De l’autre côté, les cadres de Nidaa reprochent à Al Joumhouri son rapprochement avec le parti islamiste sans informer ses alliés de l’UPT de ses intentions et de sa démarche. Le point culminant de cette crise de confiance a été le soutien acharné apporté par Al Joumhouri à la candidature d’Ahmed Mestiri pour le poste de chef de gouvernement avant d’annoncer carrément et, à la surprise de tous, son retrait du dialogue national.

En vérité, des raisons encore plus profondes, épistémiques presque, se trouvent à l’origine de cette rupture annoncée entre Al Joumhouri et Nidaa. Ces faiblesses ont marqué non seulement l’UPT mais toutes les alliances précédentes dans le pays et n’épargnent pas aujourd’hui le Front du salut, dernière alliance qui continue à colmater tant bien que mal ses contradictions internes et ses brèches.
La première difficulté réside dans le caractère contre-nature de ces alliances qui regroupent des formations politiques hétéroclites sur le plan idéologique et politique. Souvent, l’effet d’annonce semble être le seul effet recherché tant les disparités entre les composantes de ces alliances sont flagrantes. Souvent aussi, ces alliances sont formées par une composante centrale autour de laquelle gravitent les autres composantes de l’alliance qui perdent de fait leur statut de partenaire et deviennent très vite des partis satellites et une carte à faire-valoir chaque fois que la formation dominante de l’alliance juge cela nécessaire.

La seconde difficulté est en rapport avec le comportement des leaders politiques dans notre pays aussi bien au sein de leurs formations que dans leurs rapports avec leurs partenaires et alliés politiques. Ces leaders inamovibles ont fini par s’identifier à leurs formations. Ils sont devenus des despotes prenant des décisions unilatérales qui sont validées immanquablement a posteriori par les structures de leurs partis.

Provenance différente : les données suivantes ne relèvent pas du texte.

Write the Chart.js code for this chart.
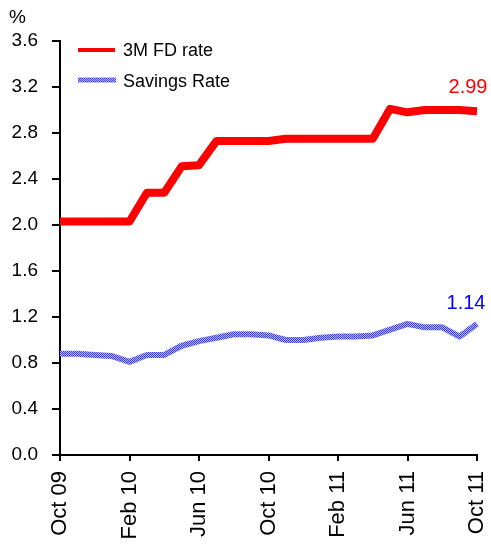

Ce nombrilisme démesuré est l’une des faiblesses essentielles des partis politiques en Tunisie. Toutes les alliances politiques précédentes qui ont été tentées dans le pays depuis le début des années quatre-vingts ont échoué par la faute de l’égo exacerbé de grands militants pourtant qui n’ont pas su s’effacer devant leurs propres personnes qu’ils considèrent contre toute évidence, indispensables, centrales même, pour la réussite de tout projet, tout processus.

La rupture consommée entre Al Joumhouri et Nidaa n’est donc pas une surprise. Elle était prévisible et attendue mais laisse pourtant un peu d’amertume surtout chez ceux qui ont bien voulu croire, pour un bout de temps, que l’on était capables de faire du nouveau avec du vieux, et que la révolution a changé bien de choses et beaucoup de comportements, même ceux des politiques.